Almost two weeks ago I lost my job. Thank God my secondary job has allowed me to pick up more hours. Perhaps I was overly optimistic when I reasoned that I would work as many hours as I could until I was able to land another full-time job.

Interesting emotions have begun to set in. Some good, most bad. I'm discovering how much I depended on my job title/position as my place of importance in this world. I could easily label myself as just a server now, but that would exclude every single achievement and accomplishment I've done.
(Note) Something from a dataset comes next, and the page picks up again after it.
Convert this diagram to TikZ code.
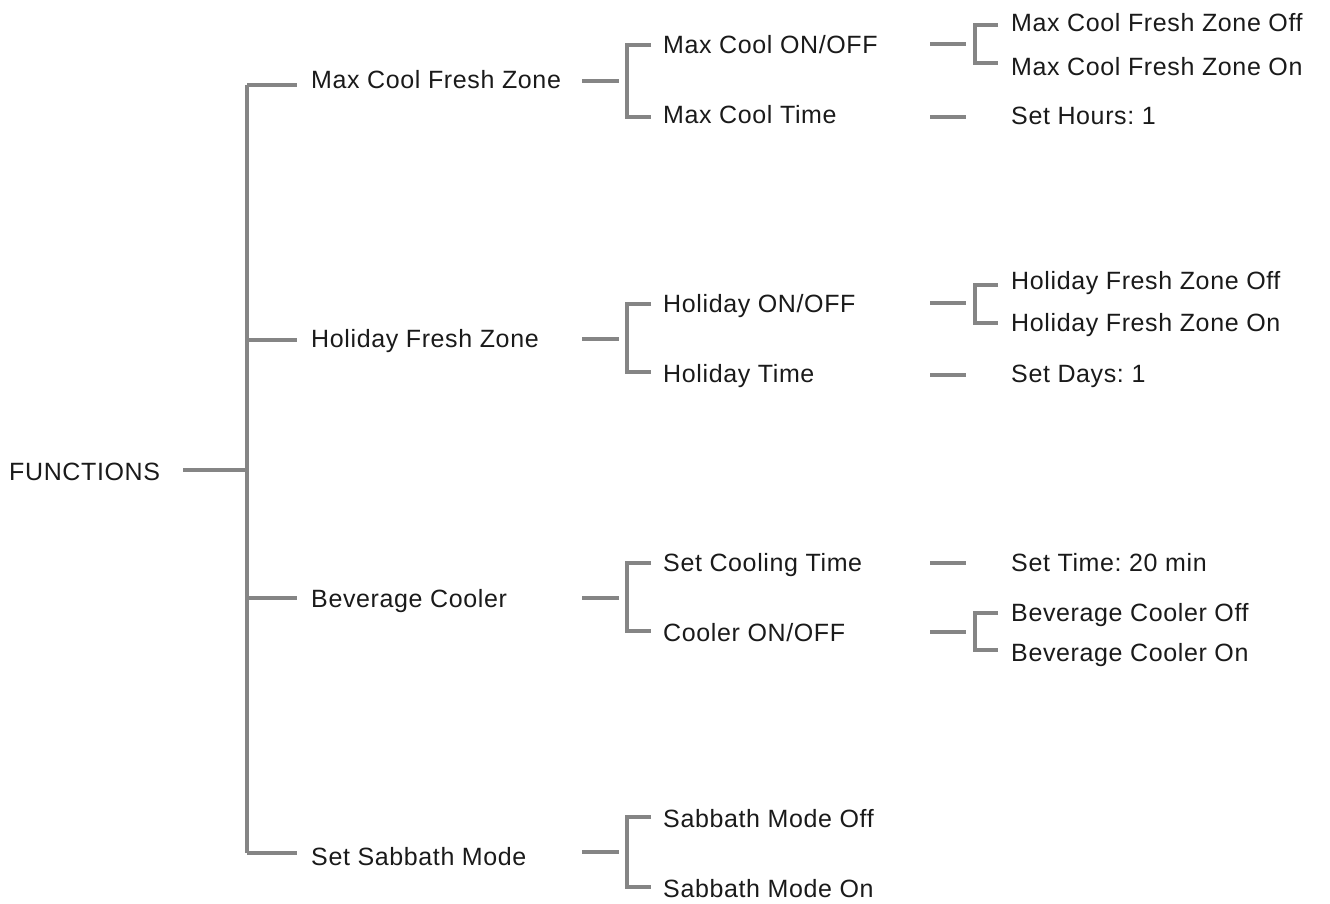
\documentclass[tikz,border=0pt]{standalone}
\usepackage{fontspec}
\setmainfont[LetterSpace=2.5]{Liberation Sans}
\definecolor{linegray}{HTML}{858585}
\definecolor{txtblack}{HTML}{1A1A1A}
\frenchspacing

\begin{document}
\begin{tikzpicture}[x=1pt, y=-1pt,
    lbl/.style={anchor=west, inner sep=0pt, text height=18pt, text depth=0pt,
      text=txtblack, font=\fontsize{25}{30}\selectfont},
    conn/.style={draw=linegray, line width=4pt, line join=miter}]
  \useasboundingbox (0,0) rectangle (1330,904);

  % Root and trunk
  \node[lbl] (fn) at (9,471) {FUNCTIONS};
  \coordinate (fnR) at (183,470);
  \coordinate (root) at (247,470);
  \coordinate (t1) at (247,85);
  \coordinate (t2) at (247,340);
  \coordinate (t3) at (247,598);
  \coordinate (t4) at (247,853);
  \draw[conn] (fnR) -- (root);
  \draw[conn] (t1) -- (t4);
  \draw[conn] (t1) -- ++(50,0);
  \draw[conn] (t2) -- ++(50,0);
  \draw[conn] (t3) -- ++(50,0);
  \draw[conn] (t4) -- ++(50,0);

  % Level 1
  \node[lbl] (maxcool) at (311,80) {Max Cool Fresh Zone};
  \node[lbl] (holiday) at (311,338) {Holiday Fresh Zone};
  \node[lbl] (bevcool) at (311,598) {Beverage Cooler};
  \node[lbl] (sabbath) at (311,856) {Set Sabbath Mode};

  % Max Cool Fresh Zone
  \node[lbl] (mcOnOff) at (663,45) {Max Cool ON/OFF};
  \node[lbl] (mcTime) at (663,115) {Max Cool Time};
  \draw[conn] (582,81) -- (619,81);
  \draw[conn] (651,45) -- (627,45) -- (627,117) -- (651,117);
  \node[lbl] (mcOff) at (1011,23) {Max Cool Fresh Zone Off};
  \node[lbl] (mcOn) at (1011,67) {Max Cool Fresh Zone On};
  \node[lbl] (mcHours) at (1011,116) {Set Hours: 1};
  \draw[conn] (930,44) -- (966,44);
  \draw[conn] (998,25) -- (975,25) -- (975,63) -- (998,63);
  \draw[conn] (930,117) -- (966,117);

  % Holiday Fresh Zone
  \node[lbl] (hOnOff) at (663,303) {Holiday ON/OFF};
  \node[lbl] (hTime) at (663,373) {Holiday Time};
  \draw[conn] (582,339) -- (619,339);
  \draw[conn] (651,304) -- (627,304) -- (627,372) -- (651,372);
  \node[lbl] (hOff) at (1011,280) {Holiday Fresh Zone Off};
  \node[lbl] (hOn) at (1011,322) {Holiday Fresh Zone On};
  \node[lbl] (hDays) at (1011,373) {Set Days: 1};
  \draw[conn] (930,303) -- (966,303);
  \draw[conn] (998,285) -- (975,285) -- (975,323) -- (998,323);
  \draw[conn] (930,375) -- (966,375);

  % Beverage Cooler
  \node[lbl] (bSetTime) at (663,562) {Set Cooling Time};
  \node[lbl] (bOnOff) at (663,632) {Cooler ON/OFF};
  \draw[conn] (582,598) -- (619,598);
  \draw[conn] (651,563) -- (627,563) -- (627,631) -- (651,631);
  \node[lbl] (bMin) at (1011,562) {Set Time: 20 min};
  \node[lbl] (bOff) at (1011,612) {Beverage Cooler Off};
  \node[lbl] (bOn) at (1011,652) {Beverage Cooler On};
  \draw[conn] (930,563) -- (966,563);
  \draw[conn] (930,632) -- (966,632);
  \draw[conn] (998,613) -- (975,613) -- (975,650) -- (998,650);

  % Set Sabbath Mode
  \node[lbl] (sOff) at (663,818) {Sabbath Mode Off};
  \node[lbl] (sOn) at (663,888) {Sabbath Mode On};
  \draw[conn] (582,852) -- (619,852);
  \draw[conn] (651,817) -- (627,817) -- (627,887) -- (651,887);
\end{tikzpicture}
\end{document}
It would also forget that I'm about to begin my third year of law school with the previous two years displaying the amazing favor of God.

Interesting thoughts have entered my mind. "You're not hirable". "Your resume won't stand out". "You'll have to settle for less". "This job can't pay the bills, you'll lose your house".

I imagine if I was single and simply floating through life that this experience may not be as traumatic. Add a wife, a baby, a mortgage, and everything else and suddenly your problems seem to be exponentially magnified.

The strongest emotion I've had to face is feeling sorry for myself. Why is it tempting to simply sit in a corner and suck my thumb waiting for someone to throw me some sympathy? I try to catch this early on, and remind myself of who I am, who my Father is, and why I refuse to identify myself in this way.

As for right now, I'm learning patience. I'm learning that it doesn't come easy, quick, or conveniently.